Tom Buffenbarger, president of the International Association of Machinists and Aerospace Workers, maintained the sequestration would “trigger an economic disaster.”

“My real fear is that cuts of this magnitude could trigger a second recession, one more devastating and depressing than our current one,” he argued at the press club event.

Fuller said he factored the 10-year cuts in defense spending to be $1 trillion, or $100 billion per year. He calculated that weapons procurement and related spending make up 45 percent of the larger defense budget, and thus used the figure of $45 billion for the reduction in Pentagon spending on military equipment in 2013.

He concluded that a $45 billion reduction in that first year alone would lead to the loss of 1 million full-time, year-round equivalent jobs, which he told reporters would remain unfilled for the decade of Pentagon cuts. Of those positions, 353,000 would be defense companies or firms that provide services to the industry.

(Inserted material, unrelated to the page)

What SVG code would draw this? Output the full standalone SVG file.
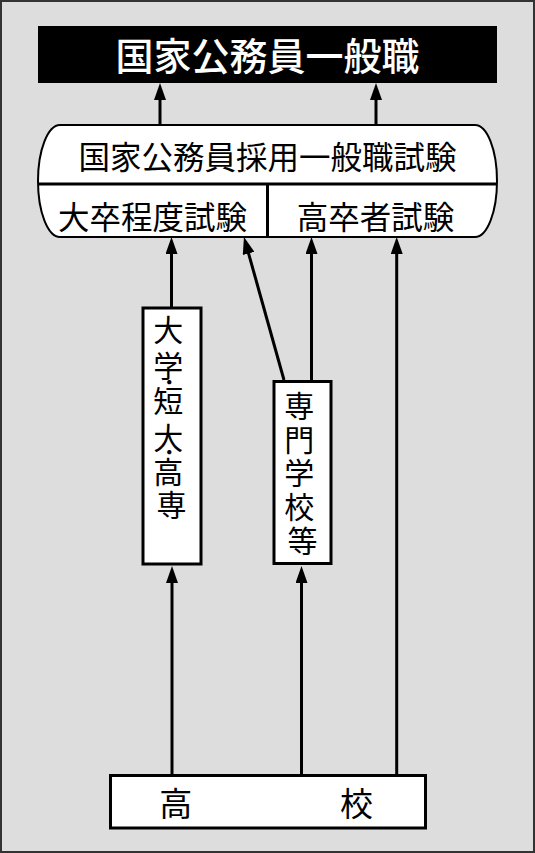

The other lost jobs would “come from the induced spending effects generated by this industry as a result of changes in payroll spending across all sectors of the economy,” a summary of his research findings states.

The study also found the $45 billion cut would lead to an overall loss of $59.4 billion in personal income in and outside of the defense industry, including retail and health jobs tied to the employment of the Pentagon contractors.

Fuller found the $45 billion reduction would reduce the GDP by $86 billion, or 25 percent of the projected annual increase for 2013. This would reduce the predicted growth for that year from 2.3 percent to 1.7 percent, he said.

His research further projects losses in sales throughout the U.S. economy totaling $164 billion, with 71 percent of those sales “occurring as a result of decreased consumer spending by workers directly and indirectly affected by these (Department of Defense) DoD spending reductions–workers having lost their jobs and/or experienced salary reductions.”

The George Mason-EMSI study also concludes that, while the Pentagon spending reductions would affect all 50 states, the $45 billion in reduced spending in 2013 would disproportionally impact the job rolls in 10 states. They are California, Virginia, Texas, Florida, Massachusetts, Maryland, Pennsylvania, Connecticut, Arizona, and Missouri.

The impact of the worst-case defense cuts would be so widespread, the study’s authors say, partly because the defense industry has a significant amount of subcontracted work and makes products that often have many components.

AIA President and CEO Marion Blakey said at yesterday’s event that 10-year defense cuts totaling $1 trillion could lead to an increase to the rate of unemployment of 0.6 percent in 2013. The unemployment rate now is 9.1 percent.

“These projections are based on solid data and analysis and they should bring some sobriety to the debate that we endeavor to put into this discussion we’re having as a country,” she maintained.